Introducing acacia-RDF: An X10-based scalable distributed RDF graph database engine
Abstract
Linked data mining has become one of the key questions in HPC graph mining in recent years. However, the existing RDF database engines are not scalable and are less reliable in heterogeneous clouds. In this paper we describe the design and implementation of Acacia-RDF which is a scalable distributed RDF graph database engine developed with X10 programming language to solve this issue. Acacia-RDF partitions the RDF data sets into subgraphs following vertex cut paradigm. The partitioned data sets are persisted on secondary storage across X10 places. We developed a scalable SPARQL processor for Acacia-RDF which operates on top of partitioned RDF data.
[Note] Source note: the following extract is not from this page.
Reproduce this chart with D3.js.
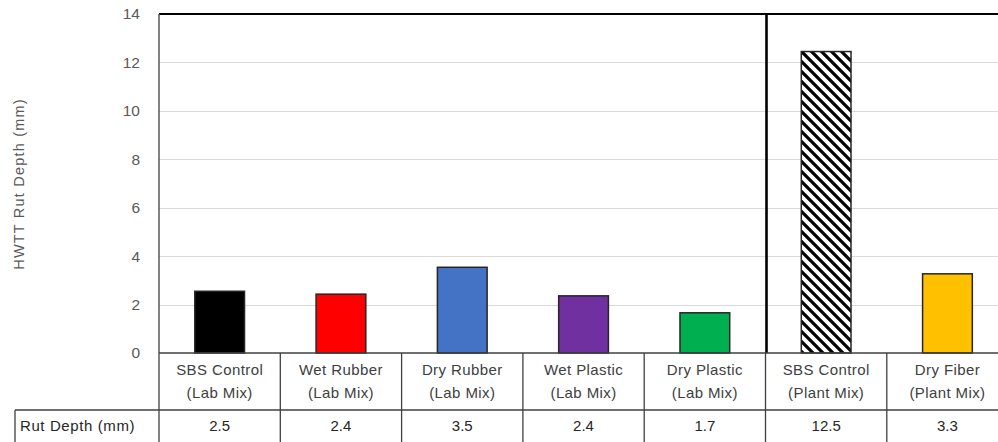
<!DOCTYPE html>
<html>
<head>
<meta charset="utf-8">
<script src="https://cdn.jsdelivr.net/npm/d3@7"></script>
<style>
  body { margin: 0; background: #fff; }
  svg { display: block; font-family: "Liberation Sans", Arial, sans-serif; }
</style>
</head>
<body>
<svg id="chart" width="998" height="442"></svg>
<script>
// data
var categories = ['SBS Control|(Lab Mix)', 'Wet Rubber|(Lab Mix)', 'Dry Rubber|(Lab Mix)',
  'Wet Plastic|(Lab Mix)', 'Dry Plastic|(Lab Mix)', 'SBS Control|(Plant Mix)', 'Dry Fiber|(Plant Mix)']
var rutDepth = [2.55, 2.43, 3.54, 2.36, 1.66, 12.45, 3.27]
var tableLabels = ['2.5', '2.4', '3.5', '2.4', '1.7', '12.5', '3.3']
var barColors = ['#000000', '#ff0000', '#4472c4', '#7030a0', '#00b050', 'url(#hatch)', '#ffc000']
var yTicks = [0, 2, 4, 6, 8, 10, 12, 14]

var svg = d3.select('#chart')
var margin = {left: 159, top: 14, bottom: 353}
var bandW = 121.3

var x = d3.scaleBand().domain(categories)
  .range([margin.left, margin.left + bandW * categories.length]).padding(0)
var y = d3.scaleLinear().domain([0, 14]).range([margin.bottom, margin.top])

// hatch pattern for the plant mix control
var pat = svg.append('defs').append('pattern')
  .attr('id', 'hatch').attr('patternUnits', 'userSpaceOnUse')
  .attr('width', 10).attr('height', 10)
pat.append('rect').attr('width', 10).attr('height', 10).attr('fill', '#fff')
pat.append('path').attr('d', 'M-2,-2L12,12M-12,-2L2,12M8,-2L22,12')
  .attr('stroke', '#000').attr('stroke-width', 3.2)

// gridlines
svg.append('g').selectAll('line').data(yTicks.slice(1, -1)).join('line')
  .attr('x1', margin.left).attr('x2', 998)
  .attr('y1', function(d){ return Math.round(y(d)) + 0.5 })
  .attr('y2', function(d){ return Math.round(y(d)) + 0.5 })
  .attr('stroke', '#d9d9d9').attr('stroke-width', 1.2)

// y axis labels
var yAxis = svg.append('g').attr('transform', 'translate(' + margin.left + ',0)')
  .call(d3.axisLeft(y).tickValues(yTicks).tickSize(0).tickPadding(19))
yAxis.select('.domain').remove()
yAxis.selectAll('text').attr('fill', '#595959').attr('font-size', 15.5)
  .attr('font-family', '"Liberation Sans", Arial, sans-serif')

svg.append('text')
  .attr('transform', 'translate(24,184) rotate(-90)')
  .attr('text-anchor', 'middle')
  .attr('fill', '#595959').attr('font-size', 14.5).attr('letter-spacing', 1.2)
  .text('HWTT Rut Depth (mm)')

// bars
var barW = bandW * 0.41
svg.append('g').selectAll('rect').data(rutDepth).join('rect')
  .attr('x', function(d, i){ return x(categories[i]) + (bandW - barW) / 2 })
  .attr('y', function(d){ return y(d) })
  .attr('width', barW)
  .attr('height', function(d){ return y(0) - y(d) })
  .attr('fill', function(d, i){ return barColors[i] })
  .attr('stroke', '#262626').attr('stroke-width', 1.5)

// frame: top border, left border, lab/plant separator
svg.append('line').attr('x1', margin.left).attr('x2', 998)
  .attr('y1', margin.top).attr('y2', margin.top)
  .attr('stroke', '#000').attr('stroke-width', 2)
svg.append('line').attr('x1', margin.left).attr('x2', margin.left)
  .attr('y1', margin.top).attr('y2', 442)
  .attr('stroke', '#404040').attr('stroke-width', 1.3)
svg.append('line')
  .attr('x1', x(categories[5]) + 1).attr('x2', x(categories[5]) + 1)
  .attr('y1', margin.top).attr('y2', y(0))
  .attr('stroke', '#000').attr('stroke-width', 2.6)

// data table under the axis
var rowTop = y(0), rowMid = 410, tableLeft = 15
var tbl = svg.append('g').attr('stroke', '#404040').attr('stroke-width', 1.3)
tbl.append('line').attr('x1', margin.left).attr('x2', 998).attr('y1', rowTop).attr('y2', rowTop)
tbl.append('line').attr('x1', tableLeft).attr('x2', 998).attr('y1', rowMid).attr('y2', rowMid)
tbl.append('line').attr('x1', tableLeft).attr('x2', tableLeft).attr('y1', rowMid).attr('y2', 442)
tbl.selectAll('.sep').data(categories.slice(1)).join('line')
  .attr('class', 'sep')
  .attr('x1', function(d){ return x(d) }).attr('x2', function(d){ return x(d) })
  .attr('y1', rowTop).attr('y2', 442)

var cat = svg.append('g').selectAll('text').data(categories).join('text')
  .attr('text-anchor', 'middle').attr('fill', '#404040').attr('font-size', 15)
  .attr('letter-spacing', 0.4)
cat.selectAll('tspan').data(function(d){ return d.split('|').map(function(t){ return {t: t, c: d} }) })
  .join('tspan')
  .attr('x', function(d){ return x(d.c) + bandW / 2 })
  .attr('y', function(d, i){ return 375 + i * 23 })
  .text(function(d){ return d.t })

svg.append('g').selectAll('text').data(tableLabels).join('text')
  .attr('x', function(d, i){ return x(categories[i]) + bandW / 2 })
  .attr('y', 431)
  .attr('text-anchor', 'middle').attr('fill', '#262626').attr('font-size', 15)
  .text(function(d){ return d })

svg.append('text').attr('x', 20).attr('y', 431)
  .attr('fill', '#262626').attr('font-size', 15).attr('letter-spacing', 0.6)
  .text('Rut Depth (mm)')
</script>
</body>
</html>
Furthermore, we demonstrate the implementation of scalable graph algorithms such as Triangle counting with such partitioned data sets. We present performance results gathered from Acacia with different scales of LUBM RDF benchmark data sets and make a comparison of Acacia's performance against Neo4j graph database server. From the scalability experiments conducted upto 16 X10 places, we observed that Acacia-RDF scales well with LUBM data sets. Acacia-RDF reported approximately 2 seconds elapsed time on 4 places for running the first and third queries of the LUBM benchmark on LUBM scale 40 data set. Through this work we introduce the use of X10 language for scalable RDF graph data management.